Bridge loans are a flexible financing solution often used by real estate investors and homeowners to bridge the gap between buying and selling a property. Unlike traditional loans, bridge loans prioritize the loan-to-value and property being used as collateral over credit history, making them an attractive option for borrowers with varying credit profiles. So, what credit score do you need to qualify for a bridge loan? The answer might surprise you.

The Role of Credit Score in Bridge Loan Approval

Unlike traditional mortgages or bank loans, bridge loans are typically provided by private money lenders who focus more on the value of the collateral than the borrower’s credit score. While having a good credit score can help, it’s often not the deciding factor. Here’s how credit scores come into play:

  • Flexible Requirements: Many private money lenders are willing to work with borrowers who have less-than-perfect credit. Scores in the mid-600s or even lower can still qualify, depending on the property and loan terms.
  • Focus on Collateral: Lenders prioritize the value of the property being used as collateral. If the property has strong equity or market potential, lenders may overlook a lower credit score.
  • Loan-to-Value (LTV) Ratio: The lower the LTV ratio (the loan amount compared to the property value), the less important credit scores become. A lower LTV reduces the lender’s risk, increasing your chances of approval.

What Credit Score is Ideal for a Bridge Loan?

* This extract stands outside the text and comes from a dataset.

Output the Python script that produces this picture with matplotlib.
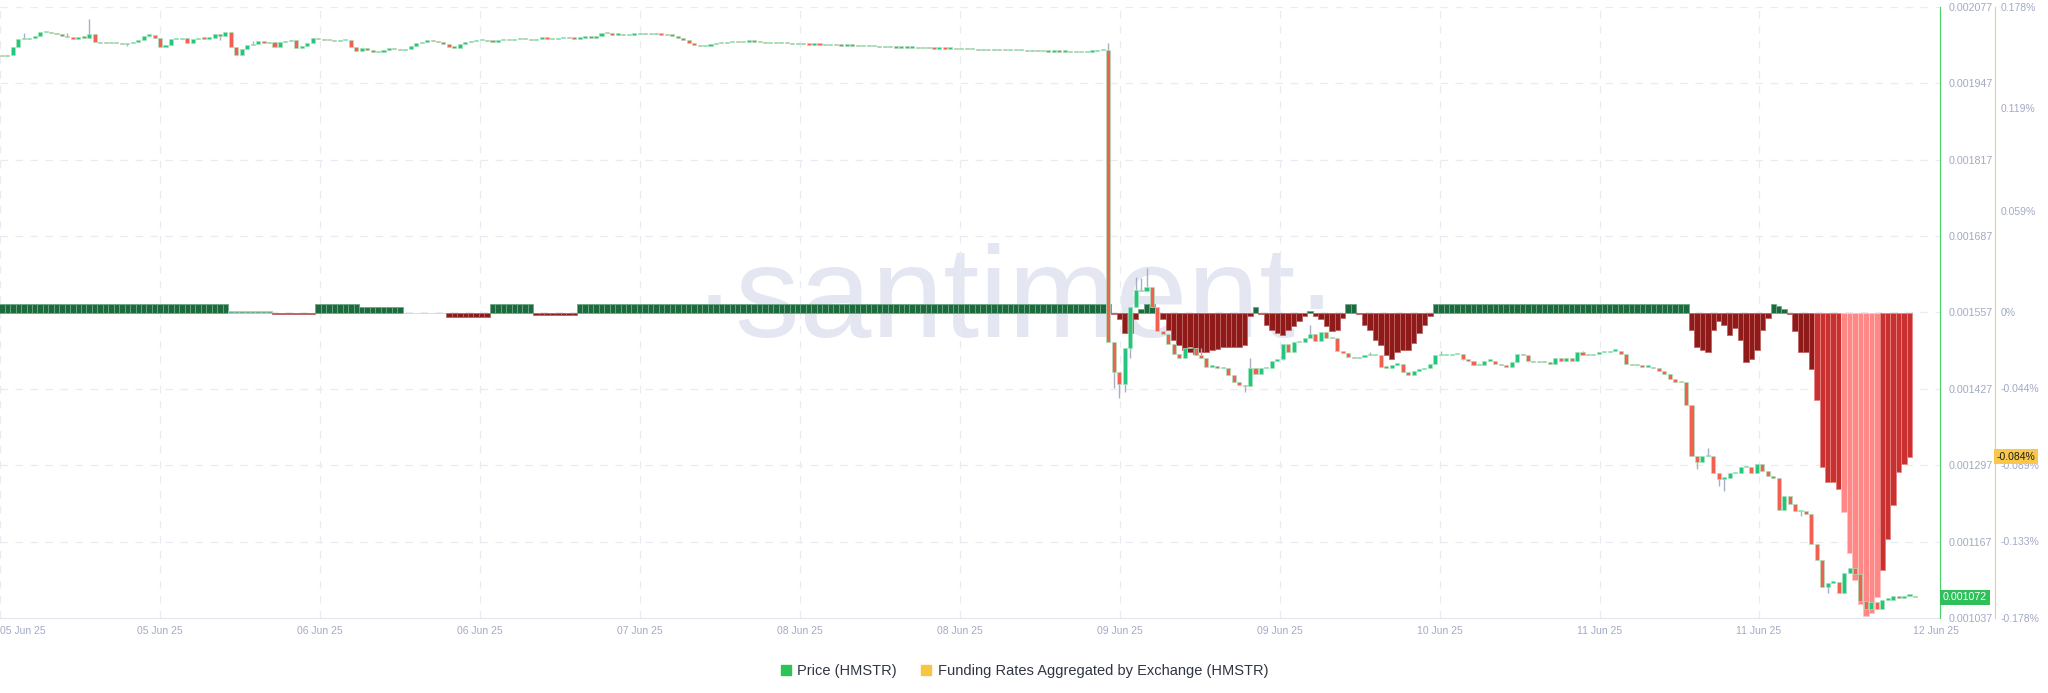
import numpy as np
import matplotlib
matplotlib.use('Agg')
import matplotlib.pyplot as plt
from matplotlib.lines import Line2D
from matplotlib.transforms import blended_transform_factory

plt.rcParams['font.family'] = ['Liberation Sans', 'DejaVu Sans']

# HMSTR 30-minute candles, close price in units of 1e-6
closes = [
    1993, 1995, 2009, 2022, 2022, 2024, 2028, 2034, 2034, 2032,
    2031, 2028, 2026, 2022, 2026, 2025, 2031, 2017, 2016, 2015,
    2016, 2015, 2014, 2016, 2017, 2021, 2028, 2029, 2024, 2009,
    2012, 2022, 2022, 2024, 2016, 2022, 2024, 2023, 2024, 2031,
    2028, 2034, 2009, 1995, 2005, 2012, 2014, 2019, 2016, 2017,
    2009, 2017, 2019, 2021, 2008, 2010, 2016, 2024, 2022, 2021,
    2020, 2019, 2020, 2021, 2009, 2002, 2007, 2004, 2000, 2000,
    2004, 2007, 2005, 2004,
    2006, 2010, 2015, 2018, 2020, 2019, 2017, 2014, 2009, 2008,
    2014, 2017, 2019, 2020, 2021,
    2019, 2018, 2020, 2021, 2020, 2022, 2023, 2022, 2021, 2023,
    2024, 2023, 2022, 2024, 2025, 2024, 2023, 2025, 2026, 2025, 2027,
    2033, 2032, 2030, 2031, 2029, 2030, 2031, 2032, 2031, 2033,
    2031, 2030, 2029, 2028, 2024, 2020, 2015, 2012,
    2010, 2011, 2014, 2016, 2015, 2017, 2018, 2017, 2018, 2019,
    2018, 2017, 2016,
    2016, 2015, 2016, 2015, 2014, 2015, 2014, 2013, 2014, 2013,
    2012, 2013, 2012, 2011, 2012, 2011, 2010, 2011, 2010, 2010,
    2009, 2010, 2009, 2008, 2009, 2008, 2008, 2007, 2008, 2007,
    2006, 2007, 2006, 2006, 2005, 2006, 2005, 2005, 2004, 2005,
    2004, 2005, 2004, 2003, 2004, 2003, 2003, 2002, 2003, 2002,
    2002, 2001, 2002, 2001, 2001, 2000, 2001, 2000, 2001, 2002,
    2004, 2004,
    1506,
    1455, 1436, 1496, 1567, 1596, 1593, 1600, 1566, 1526, 1521,
    1504, 1487, 1480, 1496, 1497, 1484, 1480, 1465, 1466, 1462,
    1463, 1451, 1438, 1433, 1432, 1463, 1453, 1462, 1463, 1475,
    1477, 1504, 1489, 1506, 1506, 1514, 1521, 1509, 1523, 1514,
    1513, 1491, 1488, 1482, 1479, 1482, 1485, 1484, 1484, 1465,
    1463, 1468, 1470, 1455, 1451, 1458, 1460, 1462, 1470, 1485,
    1485, 1485, 1486, 1487, 1477, 1475, 1467, 1468, 1475, 1475,
    1470, 1467, 1465, 1472, 1487, 1485, 1475, 1473, 1475, 1472,
    1470, 1479, 1475, 1479, 1475, 1489, 1485, 1484, 1487, 1489,
    1489, 1492, 1492, 1487, 1470, 1467, 1467, 1465, 1465, 1462,
    1458, 1453, 1443, 1439, 1438, 1400, 1313, 1303, 1312, 1313,
    1283, 1274, 1276, 1283, 1284, 1294, 1294, 1284, 1299, 1288,
    1279, 1276, 1221, 1245, 1231, 1219, 1219, 1214, 1163, 1136,
    1090, 1097, 1098, 1080, 1114, 1122, 1112, 1066, 1052, 1064,
    1052, 1068, 1068, 1075, 1071, 1075, 1075, 1072,
]
first_open = 1994

# extra wick ends (index: price, units of 1e-6)
wick_high = {4: 2033, 12: 2033, 16: 2057, 46: 2019, 203: 2016, 208: 1618,
             209: 1615, 210: 1632, 220: 1497, 229: 1480, 240: 1535,
             251: 1489, 264: 1491, 290: 1491, 313: 1327, 333: 1156}
wick_low = {23: 2011, 40: 2021, 204: 1429, 205: 1412, 206: 1421, 207: 1480,
            228: 1421, 311: 1291, 315: 1262, 316: 1254, 330: 1211, 335: 1080}

# funding rate (%), 4h steps before the drop, then per 30 min
fund_steps = [0.005, 0.0006, -0.0008, 0.005, 0.003, -0.0002, -0.0025,
              0.005, -0.0016, 0.005]
fund_step_len = [42, 8, 8, 8, 8, 8, 8, 8, 8, 98]
fund_after = [
    -0.001, -0.004, -0.012, -0.012, -0.004, 0.002, 0.005, 0.005, -0.0005, -0.004,
    -0.010, -0.016, -0.019, -0.022, -0.023, -0.024, -0.023, -0.023, -0.022, -0.021,
    -0.020, -0.020, -0.020, -0.020, -0.019, -0.002, 0.003, -0.001, -0.007, -0.010,
    -0.012, -0.013, -0.010, -0.008, -0.005, -0.002, 0.001, -0.002, -0.004, -0.008,
    -0.011, -0.010, -0.003, 0.005, 0.005, -0.001, -0.007, -0.010, -0.016, -0.019,
    -0.025, -0.027, -0.023, -0.022, -0.022, -0.018, -0.012, -0.007, -0.002,
] + [0.005] * 47 + [
    -0.010, -0.020, -0.022, -0.023, -0.010, -0.005, -0.007, -0.013, -0.009, -0.016,
    -0.029, -0.027, -0.022, -0.010, -0.003, 0.005, 0.004, 0.002, -0.001, -0.011,
    -0.023, -0.023, -0.033, -0.051, -0.090, -0.099, -0.099, -0.103, -0.116, -0.140,
    -0.156, -0.170, -0.177, -0.175, -0.166, -0.150, -0.132, -0.112, -0.093, -0.088,
    -0.084,
]
light_red = list(range(74, 82)) + list(range(338, 345))
mid_red = list(range(333, 338)) + list(range(345, 351))
light_green = list(range(42, 50))

price_ticks = [0.002077, 0.001947, 0.001817, 0.001687, 0.001557,
               0.001427, 0.001297, 0.001167, 0.001037]
fund_ticks = [0.178, 0.119, 0.059, 0, -0.044, -0.089, -0.133, -0.178]
date_labels = ['05 Jun 25', '05 Jun 25', '06 Jun 25', '06 Jun 25', '07 Jun 25',
               '08 Jun 25', '08 Jun 25', '09 Jun 25', '09 Jun 25', '10 Jun 25',
               '11 Jun 25', '11 Jun 25', '12 Jun 25']

GREEN = '#22c67c'
RED = '#f4604f'
LABEL = '#a2aac4'
PMIN, PMAX = 0.001037, 0.002077

fig = plt.figure(figsize=(20.48, 6.93), dpi=100)
ax = fig.add_axes([0, 75 / 693, 1940 / 2048, 611 / 693])
ax2 = ax.twinx()
for a in (ax, ax2):
    a.patch.set_visible(False)
    for s in ('left', 'top'):
        a.spines[s].set_visible(False)
ax2.spines['bottom'].set_visible(False)
ax.spines['bottom'].set_color('#e3e6ef')

# x in candle units (30 min = 5.45 px)
step = 5.45
xmin = -2 / step
ax.set_xlim(xmin, xmin + 1940 / step)
tick_px = [0, 160, 320, 480, 640, 800, 960, 1120, 1280, 1440, 1600, 1759, 1936]
tick_pos = [xmin + p / step for p in tick_px]
ax.set_xticks(tick_pos)
ax.set_xticklabels(date_labels)
ax.tick_params(axis='x', length=0, pad=6, labelsize=7.5, labelcolor=LABEL)
ax.get_xticklabels()[0].set_ha('left')

# funding axis
ax.set_ylim(-0.178, 0.178)
ax.yaxis.tick_right()
ax.spines['right'].set_position(('axes', 1995 / 1940))
ax.spines['right'].set_color('#f7d060')
ax.set_yticks(fund_ticks)
ax.set_yticklabels([f'{t:g}%' if t != 0 else '0%' for t in fund_ticks])
ax.tick_params(axis='y', length=0, pad=4, labelsize=7.5, labelcolor=LABEL)

# price axis
ax2.set_ylim(PMIN, PMAX)
ax2.set_yticks(price_ticks)
ax2.set_yticklabels([f'{t:.6f}' for t in price_ticks])
ax2.spines['right'].set_color('#4ccf6d')
ax2.tick_params(axis='y', length=0, pad=6, labelsize=7.7, labelcolor=LABEL)

# grid, kept on the lower axes so the bars cover it
for t in price_ticks[:-1]:
    yf = (t - PMIN) / (PMAX - PMIN)
    ax.plot([0, 1], [yf, yf], transform=ax.transAxes, color='#e9ebf3',
            lw=0.9, dashes=(6, 6), zorder=0)
for p in tick_pos[:-1]:
    ax.axvline(p, color='#e9ebf3', lw=0.9, dashes=(6, 6), zorder=0)

# funding bars
fund = np.concatenate([np.repeat(fund_steps, fund_step_len), fund_after])
fx = np.arange(len(fund))
fcol = np.where(fund >= 0, '#1b6b3c', '#8f1a1a').astype(object)
fedge = np.where(fund >= 0, '#6fa688', '#c06464').astype(object)
fcol[light_red] = '#ff8785'
fedge[light_red] = '#ffc4c2'
fcol[mid_red] = '#c8312f'
fedge[mid_red] = '#e68482'
fcol[light_green] = '#6fae88'
fedge[light_green] = '#a8d3b8'
ax.bar(fx, fund, width=1.0, color=list(fcol), edgecolor=list(fedge),
       linewidth=0.6, zorder=2)

# candles
c = np.array(closes) * 1e-6
o = np.concatenate([[first_open * 1e-6], c[:-1]])
hi = np.maximum(o, c)
lo = np.minimum(o, c)
for k, v in wick_high.items():
    hi[k] = max(hi[k], v * 1e-6)
for k, v in wick_low.items():
    lo[k] = min(lo[k], v * 1e-6)
x = np.arange(len(c))
up = c >= o
ax2.vlines(x, lo, hi, color='#a7aec7', lw=1, zorder=2)
body = np.maximum(np.abs(c - o), 2.2e-6)
ax2.bar(x, body, bottom=np.minimum(o, c), width=0.74,
        color=np.where(up, GREEN, RED), edgecolor='#a6e4bd', linewidth=0.5,
        zorder=3)

# last value tags
tr2 = blended_transform_factory(ax2.transAxes, ax2.transData)
ax2.text(1.0 + 3 / 1940, c[-1], f'{c[-1]:.6f}', transform=tr2, ha='left',
         va='center', fontsize=7.7, color='white', zorder=5, clip_on=False,
         bbox=dict(boxstyle='square,pad=0.25', fc='#2fc05a', ec='none'))
tr1 = blended_transform_factory(ax.transAxes, ax.transData)
ax.text(1997 / 1940, fund[-1], f'{fund[-1]:.3f}%', transform=tr1, ha='left',
        va='center', fontsize=7.5, color='#1c1c1c', zorder=5, clip_on=False,
        bbox=dict(boxstyle='square,pad=0.25', fc='#f9c84a', ec='none'))

# watermark
fig.text(1016 / 2048, 1 - 337 / 693, '\u00b7santiment\u00b7', fontsize=93,
         family=['Liberation Sans Narrow', 'Liberation Sans'], color='#e4e7f2',
         ha='center', va='baseline', zorder=-1)

handles = [Line2D([], [], marker='s', ls='none', markersize=7.5, color='#2cc455'),
           Line2D([], [], marker='s', ls='none', markersize=7.5, color='#f7c443')]
fig.legend(handles, ['Price (HMSTR)', 'Funding Rates Aggregated by Exchange (HMSTR)'],
           loc='center', bbox_to_anchor=(0.5, 1 - 671 / 693), ncol=2,
           frameon=False, fontsize=10.5, handlelength=0.8, handletextpad=0.4,
           columnspacing=1.6, labelcolor='#2f3542')

fig.savefig('out.png', dpi=100, facecolor='white')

While credit scores are not the primary factor, here’s a general breakdown of how different scores might affect your application:

  • Excellent Credit (750+): You may receive the best terms and lower interest rates, but this isn’t always necessary for bridge loan approval.
  • Good Credit (700–749): A solid credit score may improve your loan options but won’t overshadow the importance of the property’s value.
  • Fair Credit (650–699): Many private money lenders are comfortable approving bridge loans in this range, provided the property offers sufficient collateral.
  • Poor Credit (Below 650): While more challenging, it’s still possible to secure a bridge loan with poor credit if the property’s equity and potential justify the risk.
What Credit Score Do You Need for a Bridge Loan?
What Credit Score Do You Need for a Bridge Loan?

How to Strengthen Your Bridge Loan Application

If you’re concerned about your credit score, there are other ways to bolster your application:

  1. Strong Collateral: Highlight the value and equity of the property being used as collateral. Lenders focus on the loan-to-value (LTV) ratio, so showing that you have significant equity in the property can reassure them of their security in the loan.
  2. Proof of Income: Provide documentation of steady income from employment, rental properties, or other investments to demonstrate your ability to make loan payments.
  3. Cash Reserves: Show evidence of substantial cash reserves or liquid assets, which indicate you have the resources to handle loan repayments and unexpected expenses.
  4. Clear Exit Strategy: Clearly outline how you plan to repay the bridge loan, whether through the sale of a property, long-term refinancing, or another source of funds. A solid plan can help mitigate concerns about credit scores.
  5. Offer a Higher Down Payment: A larger down payment reduces the lender’s risk, making them more likely to overlook a lower credit score.
  6. Co-Signer or Partner: If possible, involve a co-signer or business partner with a stronger credit profile to enhance the lender’s confidence.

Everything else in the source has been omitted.